Ingredients:
- 1/2 cup low-sodium soy sauce
- 1/4 cup mirin (sweet Japanese rice wine)
- 1/4 cup sake (dry Japanese rice wine)
- 2 tablespoons granulated sugar (or brown sugar)
- 1 teaspoon fresh ginger, grated
- 1 clove garlic, minced
- 1 tablespoon cornstarch (or potato starch)
- 2 tablespoons cold water
Instructions:
- Prepare the Slurry: In a small bowl, whisk together the cornstarch and cold water until completely smooth. Set aside.
- Combine Liquids: In a small, heavy-bottomed saucepan, combine the soy sauce, mirin, sake, sugar, grated ginger, and minced garlic.

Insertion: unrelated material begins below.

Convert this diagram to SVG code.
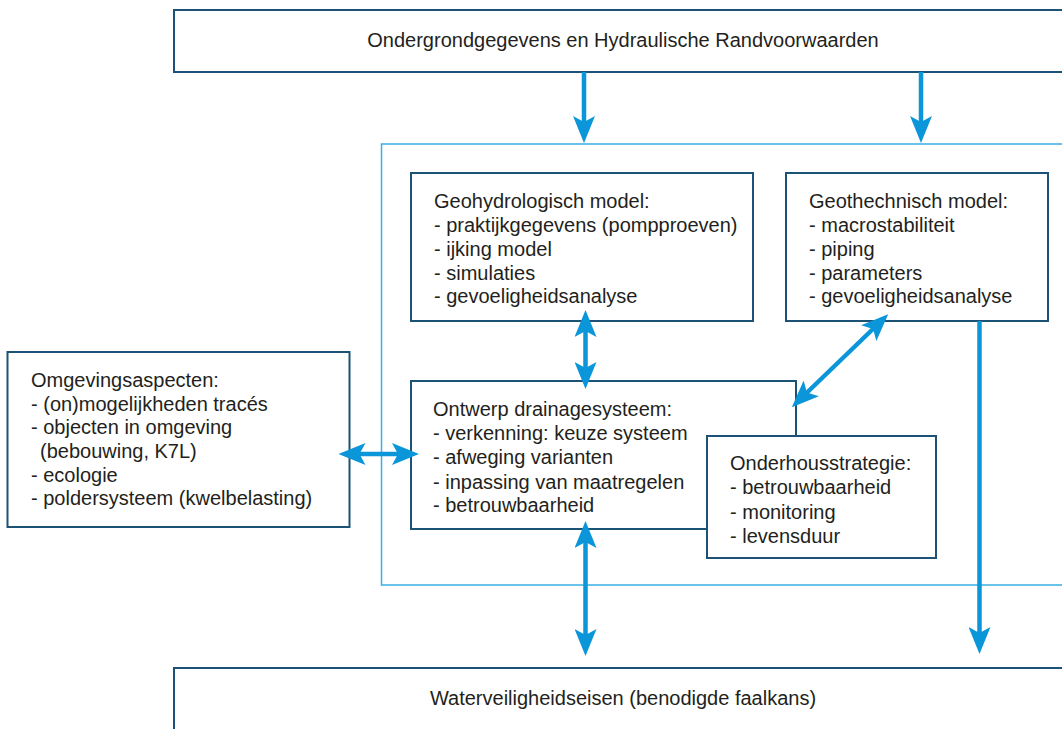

- Heat and Dissolve: Place the saucepan over medium heat. Whisk gently and continuously until the sugar is completely dissolved and the mixture begins to simmer lightly.
- Thicken the Sauce: Give the cornstarch slurry another quick whisk, then slowly pour it into the simmering sauce while whisking constantly.
- Simmer to Gloss: Reduce the heat to low-medium. Continue to gently simmer and whisk for 1–2 minutes until the sauce visibly thickens and achieves a glossy, syrupy texture capable of coating the back of a spoon.
- Final Check & Cool: Remove from heat immediately. The sauce will thicken further as it cools. Taste and transfer to a jar for storage.